● **TASK TO COMPLETE**: Your output is the lines from the first one to the one containing "xPoint = d3.scalePoint().domain(categories).range([271, 592]);", repeated exactly, with images left out.

● **DATA PROVIDED**:
▬▬▬▬▬▬

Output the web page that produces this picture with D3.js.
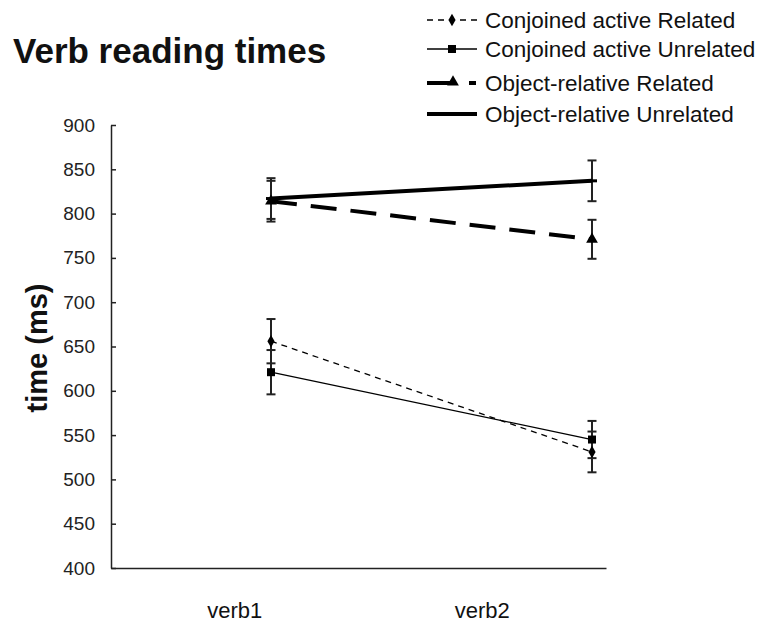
<!DOCTYPE html>
<html>
<head>
<meta charset="utf-8">
<script src="https://cdn.jsdelivr.net/npm/d3@7"></script>
<style>
  body { margin: 0; background: #fff; }
  svg { font-family: "Liberation Sans", Arial, sans-serif; }
</style>
</head>
<body>
<div id="chart"></div>
<script>
// Chart data
const categories = ["verb1", "verb2"];
const yTicks = [400, 450, 500, 550, 600, 650, 700, 750, 800, 850, 900];

const seriesNames = [
    "Conjoined active Related",
    "Conjoined active Unrelated",
    "Object-relative Related",
    "Object-relative Unrelated"
];
const caRelated = [656, 531];
const caRelatedErr = [25, 23];
const caUnrelated = [621, 545];
const caUnrelatedErr = [25, 21];
const orRelated = [814, 771];
const orRelatedErr = [23, 22];
const orUnrelated = [817, 837];
const orUnrelatedErr = [23, 23];

const width = 773;
const height = 633;

const svg = d3.select("#chart")
    .append("svg")
    .attr("width", width)
    .attr("height", height);

// Scales
const y = d3.scaleLinear().domain([400, 900]).range([568, 125]);
const xBand = d3.scaleBand().domain(categories).range([111, 606]);
const xPoint = d3.scalePoint().domain(categories).range([271, 592]);

// styles per series
const styles = [
    { values: caRelated, err: caRelatedErr, width: 1.3, dash: "6,5", marker: "diamond" },
    { values: caUnrelated, err: caUnrelatedErr, width: 1.3, dash: null, marker: "square" },
    { values: orRelated, err: orRelatedErr, width: 4, dash: "26,14", marker: "triangle" },
    { values: orUnrelated, err: orUnrelatedErr, width: 4, dash: null, marker: "dash" }
];

// Title
svg.append("text")
    .attr("x", 13)
    .attr("y", 63)
    .attr("font-size", 35)
    .attr("font-weight", "bold")
    .attr("fill", "#111")
    .text("Verb reading times");

// Y axis
const yAxis = svg.append("g")
    .attr("transform", "translate(111,0)")
    .call(d3.axisLeft(y).tickValues(yTicks).tickSizeInner(-5).tickSizeOuter(0).tickPadding(16));
yAxis.selectAll("path, line").attr("stroke", "#222").attr("stroke-width", 1.5);
yAxis.selectAll("text")
    .attr("font-size", 19)
    .attr("font-family", "Liberation Sans, Arial, sans-serif")
    .attr("fill", "#222");

// X axis
const xAxis = svg.append("g")
    .attr("transform", "translate(0,568)")
    .call(d3.axisBottom(xBand).tickSize(0).tickSizeOuter(0).tickPadding(34));
xAxis.select(".domain").attr("stroke", "#222").attr("stroke-width", 1.5);
xAxis.selectAll("text")
    .attr("font-size", 22)
    .attr("font-family", "Liberation Sans, Arial, sans-serif")
    .attr("fill", "#111");

// Y label
svg.append("text")
    .attr("transform", "translate(37,348) rotate(-90)")
    .attr("text-anchor", "middle")
    .attr("dominant-baseline", "central")
    .attr("font-size", 29)
    .attr("font-weight", "bold")
    .attr("fill", "#111")
    .text("time (ms)");

// Marker shapes
function markerPath(type) {
    if (type === "diamond") return d3.symbol(d3.symbolDiamond, 45)();
    if (type === "square") return d3.symbol(d3.symbolSquare, 64)();
    if (type === "triangle") return d3.symbol(d3.symbolTriangle, 60)();
    return "M-5,-1.5H5V1.5H-5Z";
}

const line = d3.line()
    .x((d, i) => xPoint(categories[i]))
    .y(d => y(d));

// Error bars
styles.forEach(s => {
    const g = svg.append("g");
    categories.forEach((c, i) => {
        const cx = xPoint(c);
        const top = y(s.values[i] + s.err[i]);
        const bot = y(s.values[i] - s.err[i]);
        g.append("line").attr("x1", cx).attr("x2", cx).attr("y1", top).attr("y2", bot)
            .attr("stroke", "#222").attr("stroke-width", 2);
        [top, bot].forEach(yy => {
            g.append("line").attr("x1", cx - 4.5).attr("x2", cx + 4.5).attr("y1", yy).attr("y2", yy)
                .attr("stroke", "#222").attr("stroke-width", 2);
        });
    });
});

// Lines and markers
styles.forEach(s => {
    svg.append("path")
        .datum(s.values)
        .attr("fill", "none")
        .attr("stroke", "#000")
        .attr("stroke-width", s.width)
        .attr("stroke-dasharray", s.dash)
        .attr("d", line);
    svg.selectAll(null)
        .data(s.values)
        .enter()
        .append("path")
        .attr("transform", (d, i) => `translate(${xPoint(categories[i])},${y(d)})`)
        .attr("d", markerPath(s.marker))
        .attr("fill", "#000");
});

// Legend
const legendRows = [20, 49, 83, 114];
styles.forEach((s, i) => {
    const ly = legendRows[i];
    const g = svg.append("g").attr("transform", `translate(0,${ly})`);
    if (s.marker === "triangle") {
        g.append("line").attr("x1", 427).attr("x2", 453).attr("y1", 0).attr("y2", 0)
            .attr("stroke", "#000").attr("stroke-width", s.width);
        g.append("line").attr("x1", 469).attr("x2", 476).attr("y1", 0).attr("y2", 0)
            .attr("stroke", "#000").attr("stroke-width", s.width);
    } else {
        g.append("line").attr("x1", 427).attr("x2", 477).attr("y1", 0).attr("y2", 0)
            .attr("stroke", "#000").attr("stroke-width", s.width)
            .attr("stroke-dasharray", s.dash);
    }
    g.append("path")
        .attr("transform", `translate(${s.marker === "triangle" ? 453 : 452},${s.marker === "triangle" ? -1 : 0})`)
        .attr("d", markerPath(s.marker))
        .attr("fill", "#000");
    g.append("text")
        .attr("x", 485)
        .attr("y", 0)
        .attr("dominant-baseline", "central")
        .attr("font-size", 22.5)
        .attr("fill", "#111")
        .text(seriesNames[i]);
});
</script>
</body>
</html>
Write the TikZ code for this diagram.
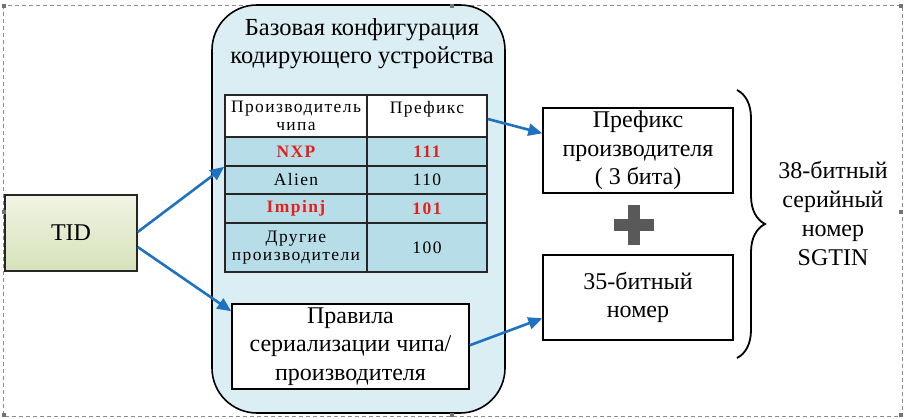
\documentclass[tikz,border=0pt]{standalone}
\usepackage{fontspec}
\setmainfont{Liberation Serif}
\newfontfamily\tblfont[LetterSpace=8]{Liberation Serif}
\usepackage{tikz}
\usetikzlibrary{positioning,arrows.meta,decorations.pathreplacing}
\usepackage{xcolor}
\definecolor{cfgfill}{HTML}{DAEEF3}
\definecolor{rowfill}{HTML}{B7DDE8}
\definecolor{arrblue}{HTML}{1F72C2}
\definecolor{chipred}{HTML}{E3211C}
\definecolor{tidtop}{HTML}{F1F4E3}
\definecolor{tidbot}{HTML}{D6E2BA}
\definecolor{plusgray}{HTML}{595959}

\begin{document}
\begin{tikzpicture}[x=1pt,y=-1pt,>={Triangle[length=14pt,width=12pt]},
  box/.style={draw,line width=1.4pt,fill=white,font=\fontsize{24}{28.5}\selectfont,align=center,inner sep=0pt},
  cell/.style={draw=black!85,line width=1.6pt,inner sep=0pt,font=\tblfont\fontsize{17.5}{17.5}\selectfont,align=center},
  hit/.style={font=\tblfont\bfseries\fontsize{17.5}{17.5}\selectfont,text=chipred},
  arr/.style={->,draw=arrblue,color=arrblue,line width=2.6pt},
  handle/.style={fill=black!55,draw=none,minimum size=4pt,inner sep=0pt}]
\useasboundingbox (0,0) rectangle (912,419);
\draw[black!45,dashed,dash pattern=on 4pt off 3pt,line width=0.8pt] (3,5) rectangle (902,416);

% base configuration
\node[draw,line width=1.6pt,fill=cfgfill,rounded corners=45pt,minimum width=293pt,minimum height=408pt] (cfg) at (358.5,209) {};
\node[font=\fontsize{24.5}{28}\selectfont,align=center] (cfgtitle) at (362,44) {Базовая конфигурация\\кодирующего устройства};

% table
\node[cell,fill=white,minimum width=142pt,minimum height=42pt] (hdrA) at (296,116) {Производитель\\чипа};
\node[cell,fill=white,minimum width=120pt,minimum height=42pt] (hdrB) at (427,116) {Префикс\\\mbox{}};
\node[cell,fill=rowfill,minimum width=142pt,minimum height=29pt,hit] (nxp) at (296,151.5) {NXP};
\node[cell,fill=rowfill,minimum width=120pt,minimum height=29pt,hit] (nxpB) at (427,151.5) {111};
\node[cell,fill=rowfill,minimum width=142pt,minimum height=28pt] (alien) at (296,180) {Alien};
\node[cell,fill=rowfill,minimum width=120pt,minimum height=28pt] (alienB) at (427,180) {110};
\node[cell,fill=rowfill,minimum width=142pt,minimum height=29pt,hit] (impinj) at (296,208.5) {Impinj};
\node[cell,fill=rowfill,minimum width=120pt,minimum height=29pt,hit] (impinjB) at (427,208.5) {101};
\node[cell,fill=rowfill,minimum width=142pt,minimum height=49pt] (other) at (296,247.5) {Другие\\производители};
\node[cell,fill=rowfill,minimum width=120pt,minimum height=49pt] (otherB) at (427,247.5) {100};

\node[box,minimum width=237pt,minimum height=85pt] (rules) at (350.5,346.5) {Правила\\сериализации чипа/\\производителя};

% TID
\node[draw=black!85,line width=1.4pt,top color=tidtop,bottom color=tidbot,minimum width=132pt,minimum height=76pt,font=\fontsize{24}{28}\selectfont] (tid) at (71,233) {TID};

% right side
\node[box,minimum width=190pt,minimum height=85pt] (pref) at (638,150.5) {Префикс\\производителя\\( 3 бита)};
\node[box,minimum width=190pt,minimum height=85pt] (num) at (638,297.5) {35-битный\\номер};
\draw[plusgray,line width=12pt] (614,225) -- (654,225) (634,205) -- (634,245);

\coordinate (bracetop) at (737,90);
\coordinate (bracebot) at (737,358);
\draw[line width=1.8pt,decorate,decoration={brace,amplitude=28pt}] (bracetop) -- (bracebot);
\node[font=\fontsize{24}{29}\selectfont,align=center] (sgtin) at (833,214) {38-битный\\серийный\\номер\\SGTIN};

\draw[arr] ([yshift=1pt]tid.east) -- (nxp.south west);
\draw[arr] ([yshift=-14pt]tid.east) -- ([yshift=-8pt]rules.north west);
\draw[arr] ([yshift=-3pt]hdrB.east) -- ([yshift=-26pt]pref.north west);
\draw[arr] ([yshift=-42pt]rules.north east) -- ([yshift=-64pt]num.north west);

% selection handles
\foreach \hx/\hy [count=\i] in {4/6,452/6,901/6,4/212,901/212,4/415,452/415,901/415}
  \node[handle] (h\i) at (\hx,\hy) {};
\end{tikzpicture}
\end{document}
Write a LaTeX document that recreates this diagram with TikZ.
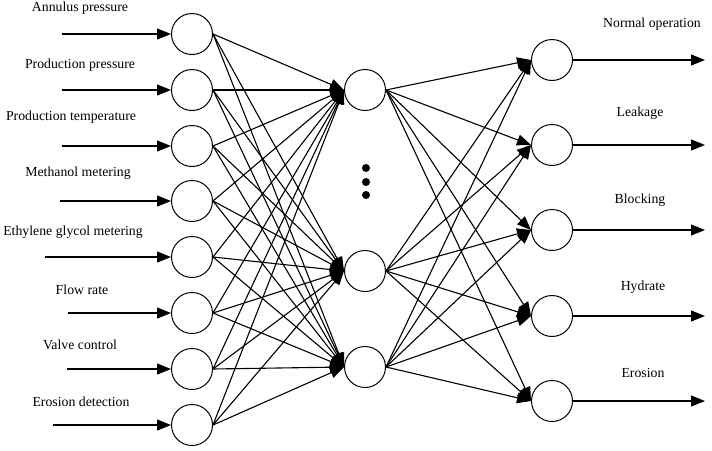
\documentclass[tikz,border=0pt]{standalone}
\usepackage{fontspec}
\setmainfont{Liberation Serif}
\usetikzlibrary{arrows.meta}
\begin{document}
\begin{tikzpicture}[x=1pt,y=-1pt,
  neuron/.style={circle,draw,line width=1pt,minimum size=41pt,inner sep=0pt},
  lbl/.style={font=\fontsize{13.8}{16}\selectfont,inner sep=0pt},
  conn/.style={line width=1.1pt,-{Triangle[length=14pt,width=11pt]}},
  dot/.style={circle,fill=black,inner sep=0pt,minimum size=8pt}]
\useasboundingbox (0,0) rectangle (712,450);
% input layer
\foreach \i/\y/\sx/\lx/\ly/\t in {
  1/34/62/80/8/Annulus pressure,
  2/90/62/80/65/Production pressure,
  3/146/62/71/117/Production temperature,
  4/201/60/78/173/Methanol metering,
  5/257/45/73/232/Ethylene glycol metering,
  6/313/68/82/290/Flow rate,
  7/369/67/80/345/Valve control,
  8/425/53/81/402/Erosion detection}{
  \node[neuron] (in\i) at (192,\y) {};
  \coordinate (s\i) at (\sx,\y);
  \node[lbl] (l\i) at (\lx,\ly) {\t};
  \draw[conn] (s\i) -- (in\i.west);
}
% hidden layer
\node[neuron] (h1) at (365,90) {};
\node[neuron] (h2) at (365,271) {};
\node[neuron] (h3) at (365,367) {};
\node[dot] (d1) at (366,168) {};
\node[dot] (d2) at (366,182) {};
\node[dot] (d3) at (366,195) {};
% output layer
\foreach \j/\y/\lx/\ly/\t in {
  1/60/652/24/Normal operation,
  2/145/640/113/Leakage,
  3/230/640/200/Blocking,
  4/316/643/287/Hydrate,
  5/401/643/373/Erosion}{
  \node[neuron] (o\j) at (552,\y) {};
  \coordinate (e\j) at (705,\y);
  \node[lbl] (m\j) at (\lx,\ly) {\t};
  \draw[conn] (o\j.east) -- (e\j);
}
% connections
\foreach \i in {1,...,8}{
  \foreach \h in {1,2,3}{
    \draw[conn] (in\i.east) -- (h\h.west);
  }
}
\foreach \h in {1,2,3}{
  \foreach \j in {1,...,5}{
    \draw[conn] (h\h.east) -- (o\j.west);
  }
}
\end{tikzpicture}
\end{document}
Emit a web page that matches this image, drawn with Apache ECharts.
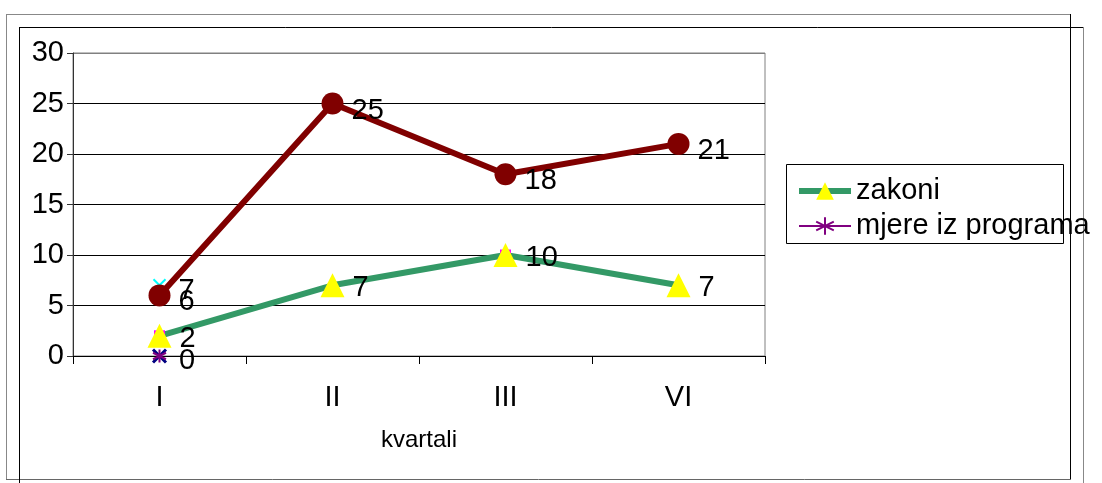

▬▬▬▬▬▬

● **IN RESPONSE**:
Output the web page that produces this picture with D3.js.
<!DOCTYPE html>
<html>
<head>
<meta charset="utf-8">
<script src="https://cdn.jsdelivr.net/npm/d3@7"></script>
<style>
  body { margin: 0; background: #fff; }
  svg { font-family: "Liberation Sans", Arial, sans-serif; }
</style>
</head>
<body>
<div id="chart"></div>
<script>
// Chart data
const categories = ["verb1", "verb2"];
const yTicks = [400, 450, 500, 550, 600, 650, 700, 750, 800, 850, 900];

const seriesNames = [
    "Conjoined active Related",
    "Conjoined active Unrelated",
    "Object-relative Related",
    "Object-relative Unrelated"
];
const caRelated = [656, 531];
const caRelatedErr = [25, 23];
const caUnrelated = [621, 545];
const caUnrelatedErr = [25, 21];
const orRelated = [814, 771];
const orRelatedErr = [23, 22];
const orUnrelated = [817, 837];
const orUnrelatedErr = [23, 23];

const width = 773;
const height = 633;

const svg = d3.select("#chart")
    .append("svg")
    .attr("width", width)
    .attr("height", height);

// Scales
const y = d3.scaleLinear().domain([400, 900]).range([568, 125]);
const xBand = d3.scaleBand().domain(categories).range([111, 606]);
const xPoint = d3.scalePoint().domain(categories).range([271, 592]);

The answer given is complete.